--- AIM OF THE EXERCISE ---
From the first line of the data below through the line bearing "7419, 7220, 7344, 7200, 6200, 6070]", reproduce each line exactly; do not include pictures.

--- SUPPLIED INFORMATION ---
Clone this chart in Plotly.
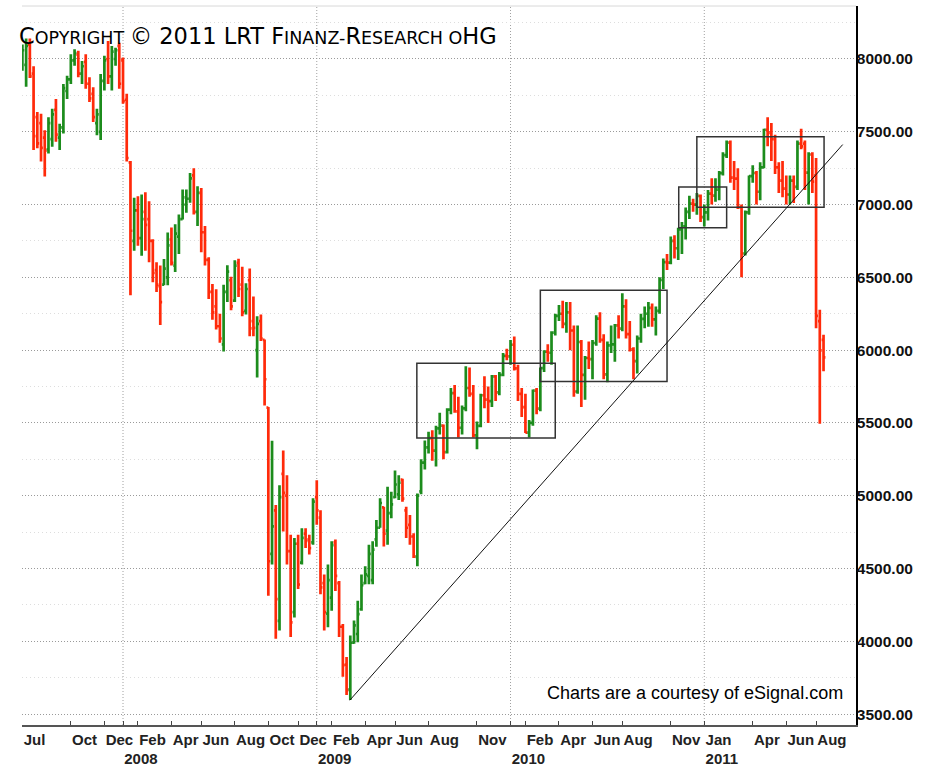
import plotly.graph_objects as go
import pandas as pd

# ---------------- data (weekly bars, week starting Monday) ----------------
week_start = "2007-07-02"

opens = [7930, 7960, 8100, 7900, 7600, 7560, 7460, 7380, 7450, 7650,
         7460, 7530, 7780, 7860, 7990, 8030, 7900, 7980, 7830, 7760,
         7560, 7500, 7850, 8000, 7880, 8000, 8090, 7990, 7720, 7290,
         6750, 6960, 6770, 6950, 6900, 6750, 6550, 6440, 6450, 6500,
         6760, 6580, 6780, 6900, 7000, 7040, 7200, 6950, 7080, 6810,
         6620, 6400, 6300, 6164, 6040, 6400, 6480, 6340, 6600, 6450,
         6270, 6480, 6200, 6000, 6200, 6070, 5605, 4600, 4900, 4140,
         5150, 5000, 4620, 4200, 4670, 4540, 4740, 4700, 4680, 4990,
         4850, 4400, 4190, 4300, 4680, 4400, 4100, 3840, 3670, 3990,
         4050, 4220, 4400, 4450, 4420, 4700, 4780, 4920, 4760, 4880,
         4990, 5010, 5110, 4900, 4800, 4720, 4580, 5030, 5228, 5332,
         5395, 5310, 5463, 5482, 5300, 5591, 5705, 5580, 5467, 5600,
         5740, 5700, 5415, 5480, 5690, 5660, 5650, 5820, 5710, 5830,
         5960, 5957, 6037, 5875, 5700, 5608, 5434, 5500, 5722, 5598,
         5877, 5990, 5982, 6120, 6235, 6250, 6180, 6260, 6135, 5716,
         6056, 5830, 5946, 5938, 6049, 6216, 6070, 5834, 6033, 6040,
         6170, 6148, 6300, 6110, 6005, 5925, 6080, 6215, 6250, 6290,
         6211, 6270, 6482, 6605, 6601, 6750, 6700, 6830, 6850, 6950,
         7007, 7000, 7060, 6914, 6947, 7075, 7062, 7102, 7216, 7340,
         7426, 7185, 7178, 6982, 6664, 6946, 7196, 7217, 7088, 7255,
         7514, 7492, 7449, 7256, 7164, 7109, 7069, 7164, 7121, 7419,
         7419, 7220, 7344, 7200, 6200, 6070]

highs = [8100, 8140, 8140, 7950, 7636, 7624, 7511, 7600, 7658, 7726,
         7556, 7829, 7885, 8033, 8067, 8056, 7987, 8033, 7874, 7806,
         7658, 7897, 8022, 8124, 8090, 8078, 8112, 8010, 7761, 7300,
         7046, 7057, 7069, 7085, 7023, 6762, 6604, 6581, 6626, 6808,
         6842, 6864, 6932, 7103, 7103, 7216, 7250, 7125, 7114, 6853,
         6638, 6454, 6419, 6250, 6450, 6583, 6504, 6617, 6628, 6572,
         6459, 6561, 6368, 6232, 6244, 6073, 5610, 5378, 4936, 5072,
         5310, 5140, 4732, 4709, 4732, 4777, 4777, 4732, 4982, 5106,
         4900, 4459, 4528, 4687, 4700, 4414, 4119, 3892, 4040, 4142,
         4278, 4459, 4516, 4664, 4687, 4834, 4982, 4925, 5061, 5027,
         5174, 5140, 5117, 4925, 4868, 4743, 5015, 5250, 5380, 5440,
         5450, 5480, 5570, 5490, 5600, 5740, 5760, 5680, 5620, 5890,
         5880, 5760, 5510, 5700, 5820, 5750, 5830, 5830, 5850, 5980,
         6010, 6070, 6094, 5900, 5740, 5700, 5520, 5730, 5740, 5880,
         6000, 6040, 6130, 6250, 6310, 6340, 6330, 6330, 6170, 6170,
         6070, 5960, 6060, 6070, 6240, 6260, 6110, 6060, 6170, 6180,
         6240, 6390, 6350, 6200, 6020, 6100, 6250, 6300, 6330, 6320,
         6300, 6500, 6630, 6660, 6780, 6790, 6840, 6880, 6980, 7060,
         7040, 7080, 7070, 7000, 7100, 7180, 7180, 7230, 7360, 7440,
         7440, 7300, 7250, 7000, 6960, 7200, 7270, 7230, 7290, 7520,
         7600, 7560, 7480, 7290, 7300, 7200, 7200, 7200, 7440, 7520,
         7440, 7360, 7360, 7320, 6277, 6106]

lows = [7920, 7810, 7870, 7375, 7386, 7296, 7193, 7350, 7398, 7432,
        7375, 7488, 7726, 7829, 7953, 7874, 7829, 7795, 7704, 7568,
        7477, 7443, 7783, 7829, 7783, 7953, 7795, 7693, 7296, 6377,
        6683, 6717, 6649, 6683, 6604, 6467, 6399, 6173, 6445, 6445,
        6581, 6536, 6660, 6898, 6944, 7012, 6932, 6853, 6672, 6581,
        6352, 6209, 6141, 6050, 5991, 6331, 6274, 6331, 6365, 6232,
        6244, 6096, 6096, 5812, 6062, 5619, 4312, 4528, 4017, 4074,
        4754, 4528, 4029, 4164, 4360, 4528, 4641, 4596, 4664, 4800,
        4323, 4074, 4097, 4210, 4346, 4029, 3756, 3631, 3597, 3983,
        3994, 4210, 4392, 4392, 4392, 4650, 4780, 4652, 4664, 4845,
        4982, 4970, 4959, 4709, 4664, 4573, 4516, 5010, 5180, 5290,
        5240, 5200, 5420, 5250, 5290, 5560, 5570, 5400, 5420, 5580,
        5680, 5400, 5320, 5470, 5600, 5500, 5610, 5650, 5690, 5820,
        5930, 5900, 5860, 5650, 5540, 5430, 5400, 5480, 5560, 5580,
        5850, 5920, 5900, 6100, 6200, 6150, 6120, 6000, 5680, 5700,
        5610, 5660, 5870, 5800, 6030, 6050, 5800, 5780, 5980, 5920,
        6080, 6130, 6080, 5990, 5800, 5840, 6050, 6150, 6160, 6160,
        6100, 6250, 6420, 6550, 6590, 6630, 6620, 6660, 6760, 6900,
        6950, 6930, 6880, 6850, 6890, 7000, 7020, 7030, 7200, 7320,
        7150, 7100, 6970, 6500, 6650, 6930, 7150, 7000, 7030, 7250,
        7400, 7300, 7210, 7080, 7050, 7000, 7000, 7010, 7100, 7380,
        7100, 7000, 7080, 6150, 5494, 5855]

closes = [8060, 8090, 7880, 7470, 7420, 7390, 7370, 7560, 7620, 7480,
          7530, 7800, 7860, 7990, 8040, 7900, 7950, 7830, 7730, 7600,
          7620, 7850, 7990, 7880, 8050, 8060, 7830, 7710, 7320, 6820,
          6960, 6770, 6900, 6860, 6750, 6530, 6450, 6330, 6560, 6720,
          6600, 6800, 6900, 7050, 7040, 7180, 6950, 7080, 6810, 6620,
          6400, 6260, 6164, 6080, 6400, 6540, 6300, 6580, 6420, 6260,
          6420, 6150, 6153, 6180, 6080, 5800, 4550, 4790, 4290, 4990,
          5020, 4620, 4130, 4670, 4390, 4710, 4690, 4640, 4960, 4900,
          4370, 4200, 4420, 4660, 4450, 4100, 3836, 3665, 3990, 4110,
          4187, 4385, 4460, 4600, 4630, 4780, 4950, 4740, 4880, 4940,
          5077, 5090, 4980, 4780, 4720, 4584, 5000, 5228, 5332, 5395,
          5310, 5463, 5482, 5300, 5591, 5705, 5580, 5467, 5600, 5740,
          5700, 5415, 5480, 5690, 5660, 5650, 5820, 5710, 5830, 5960,
          5957, 6037, 5875, 5700, 5608, 5434, 5500, 5722, 5598, 5877,
          5990, 5982, 6120, 6235, 6250, 6180, 6260, 6135, 5716, 6056,
          5830, 5946, 5938, 6049, 6216, 6070, 5834, 6033, 6040, 6170,
          6148, 6300, 6110, 6005, 5925, 6080, 6215, 6250, 6290, 6211,
          6270, 6482, 6605, 6601, 6750, 6700, 6830, 6850, 6950, 7007,
          7000, 7060, 6914, 6947, 7075, 7062, 7102, 7216, 7340, 7426,
          7185, 7178, 6982, 6664, 6946, 7196, 7217, 7088, 7255, 7514,
          7492, 7449, 7256, 7164, 7109, 7069, 7164, 7121, 7419, 7400,
          7220, 7344, 7158, 6236, 5998, 5950]

# x-axis labels (first weekly bar of each labelled month)
tick_dates = ["2007-07-02", "2007-10-01", "2007-12-03", "2008-01-07", "2008-02-04",
              "2008-04-07", "2008-06-02", "2008-08-04", "2008-10-06", "2008-12-01",
              "2009-01-05", "2009-02-02", "2009-04-06", "2009-06-01", "2009-08-03",
              "2009-11-02", "2010-01-04", "2010-02-01", "2010-04-05", "2010-06-07",
              "2010-08-02", "2010-11-01", "2011-01-03", "2011-04-04", "2011-06-06",
              "2011-08-01"]
tick_text = ["Jul", "Oct", "Dec", " <br>2008", "Feb",
             "Apr", "Jun", "Aug", "Oct", "Dec",
             " <br>2009", "Feb", "Apr", "Jun", "Aug",
             "Nov", " <br>2010", "Feb", "Apr", "Jun",
             "Aug", "Nov", "Jan<br>2011", "Apr", "Jun",
             "Aug"]
year_lines = ["2008-01-07", "2009-01-05", "2010-01-04", "2011-01-03"]

y_ticks = [3500, 4000, 4500, 5000, 5500, 6000, 6500, 7000, 7500, 8000]
y_minor = [3750, 4250, 4750, 5250, 5750, 6250, 6750, 7250, 7750, 8250]

# analyst drawings: rectangles (start, end, low, high) and trend line
box_start = ["2009-07-12", "2010-03-01", "2010-11-16", "2010-12-20"]
box_end = ["2010-03-29", "2010-10-25", "2011-02-14", "2011-08-16"]
box_low = [5396, 5784, 6840, 6981]
box_high = [5910, 6412, 7121, 7466]
trend_dates = ["2009-03-08", "2011-09-20"]
trend_values = [3595, 7412]

GREEN = "#1c8c1c"
RED = "#ff2a0a"
FONT = "Liberation Sans, Arial, sans-serif"

weeks = pd.date_range(week_start, periods=len(closes), freq="W-MON")

fig = go.Figure()
fig.add_trace(go.Ohlc(
    x=weeks, open=opens, high=highs, low=lows, close=closes,
    increasing=dict(line=dict(color=GREEN, width=2.7)),
    decreasing=dict(line=dict(color=RED, width=2.7)),
    tickwidth=0.5, hoverinfo="skip", showlegend=False,
))

shapes = []
for yl in year_lines:
    shapes.append(dict(type="line", xref="x", yref="paper", x0=yl, x1=yl, y0=0, y1=1,
                       line=dict(color="#a0a0a0", width=1, dash="1px,2px"), layer="below"))
for s, e, lo, hi in zip(box_start, box_end, box_low, box_high):
    shapes.append(dict(type="rect", xref="x", yref="y", x0=s, x1=e, y0=lo, y1=hi,
                       line=dict(color="#333333", width=1.5), fillcolor="rgba(0,0,0,0)"))
shapes.append(dict(type="line", xref="x", yref="y", x0=trend_dates[0], x1=trend_dates[1],
                   y0=trend_values[0], y1=trend_values[1], line=dict(color="#111111", width=1)))
shapes.append(dict(type="line", xref="paper", yref="paper", x0=0, x1=1, y0=1, y1=1,
                   line=dict(color="#d8d8d8", width=1)))

big = "font-size:22.5px"
copyright_text = (f"<span style='{big}'>C</span>OPYRIGHT <span style='{big}'>© 2011 LRT F</span>INANZ-"
                  f"<span style='{big}'>R</span>ESEARCH O<span style='{big}'>HG</span>")

annotations = [
    dict(text=copyright_text, xref="paper", yref="paper", x=-0.006, y=0.9587,
         xanchor="left", yanchor="middle", showarrow=False,
         font=dict(family="DejaVu Sans", size=17.5, color="black")),
    dict(text="Charts are a courtesy of eSignal.com", xref="paper", yref="paper",
         x=0.9868, y=0.0441, xanchor="right", yanchor="middle", showarrow=False,
         font=dict(family=FONT, size=18, color="black")),
]

fig.update_layout(
    width=931, height=773,
    margin=dict(l=22, r=75, t=6, b=41),
    paper_bgcolor="white", plot_bgcolor="white",
    showlegend=False,
    shapes=shapes, annotations=annotations,
    xaxis=dict(
        type="date", range=["2007-07-01 06:00", "2011-10-15"],
        rangeslider=dict(visible=False),
        tickmode="array", tickvals=tick_dates, ticktext=tick_text,
        tickangle=0, ticklabelposition="outside right",
        ticks="inside", ticklen=4, tickcolor="#444", tickwidth=1,
        showgrid=False, zeroline=False,
        showline=True, linecolor="#555555", linewidth=1.5,
        tickfont=dict(family=FONT, size=15, color="#222222", weight="bold"),
    ),
    yaxis=dict(
        side="right", range=[3425, 8364],
        tickmode="array", tickvals=y_ticks, ticktext=[f"{v:.2f}" for v in y_ticks],
        showgrid=True, gridcolor="#9a9a9a", gridwidth=1, griddash="1px,2px",
        minor=dict(tickvals=y_minor, showgrid=True, gridcolor="#dddddd", griddash="1px,3px", ticks=""),
        zeroline=False, ticks="", ticklabelstandoff=-4,
        showline=True, linecolor="black", linewidth=1.5,
        tickfont=dict(family=FONT, size=15.5, color="#111111", weight="bold"),
    ),
)

fig.write_html("out.html")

--- FULL SOLUTION ---
Clone this chart in Plotly.
import plotly.graph_objects as go
import pandas as pd

# ---------------- data (weekly bars, week starting Monday) ----------------
week_start = "2007-07-02"

opens = [7930, 7960, 8100, 7900, 7600, 7560, 7460, 7380, 7450, 7650,
         7460, 7530, 7780, 7860, 7990, 8030, 7900, 7980, 7830, 7760,
         7560, 7500, 7850, 8000, 7880, 8000, 8090, 7990, 7720, 7290,
         6750, 6960, 6770, 6950, 6900, 6750, 6550, 6440, 6450, 6500,
         6760, 6580, 6780, 6900, 7000, 7040, 7200, 6950, 7080, 6810,
         6620, 6400, 6300, 6164, 6040, 6400, 6480, 6340, 6600, 6450,
         6270, 6480, 6200, 6000, 6200, 6070, 5605, 4600, 4900, 4140,
         5150, 5000, 4620, 4200, 4670, 4540, 4740, 4700, 4680, 4990,
         4850, 4400, 4190, 4300, 4680, 4400, 4100, 3840, 3670, 3990,
         4050, 4220, 4400, 4450, 4420, 4700, 4780, 4920, 4760, 4880,
         4990, 5010, 5110, 4900, 4800, 4720, 4580, 5030, 5228, 5332,
         5395, 5310, 5463, 5482, 5300, 5591, 5705, 5580, 5467, 5600,
         5740, 5700, 5415, 5480, 5690, 5660, 5650, 5820, 5710, 5830,
         5960, 5957, 6037, 5875, 5700, 5608, 5434, 5500, 5722, 5598,
         5877, 5990, 5982, 6120, 6235, 6250, 6180, 6260, 6135, 5716,
         6056, 5830, 5946, 5938, 6049, 6216, 6070, 5834, 6033, 6040,
         6170, 6148, 6300, 6110, 6005, 5925, 6080, 6215, 6250, 6290,
         6211, 6270, 6482, 6605, 6601, 6750, 6700, 6830, 6850, 6950,
         7007, 7000, 7060, 6914, 6947, 7075, 7062, 7102, 7216, 7340,
         7426, 7185, 7178, 6982, 6664, 6946, 7196, 7217, 7088, 7255,
         7514, 7492, 7449, 7256, 7164, 7109, 7069, 7164, 7121, 7419,
         7419, 7220, 7344, 7200, 6200, 6070]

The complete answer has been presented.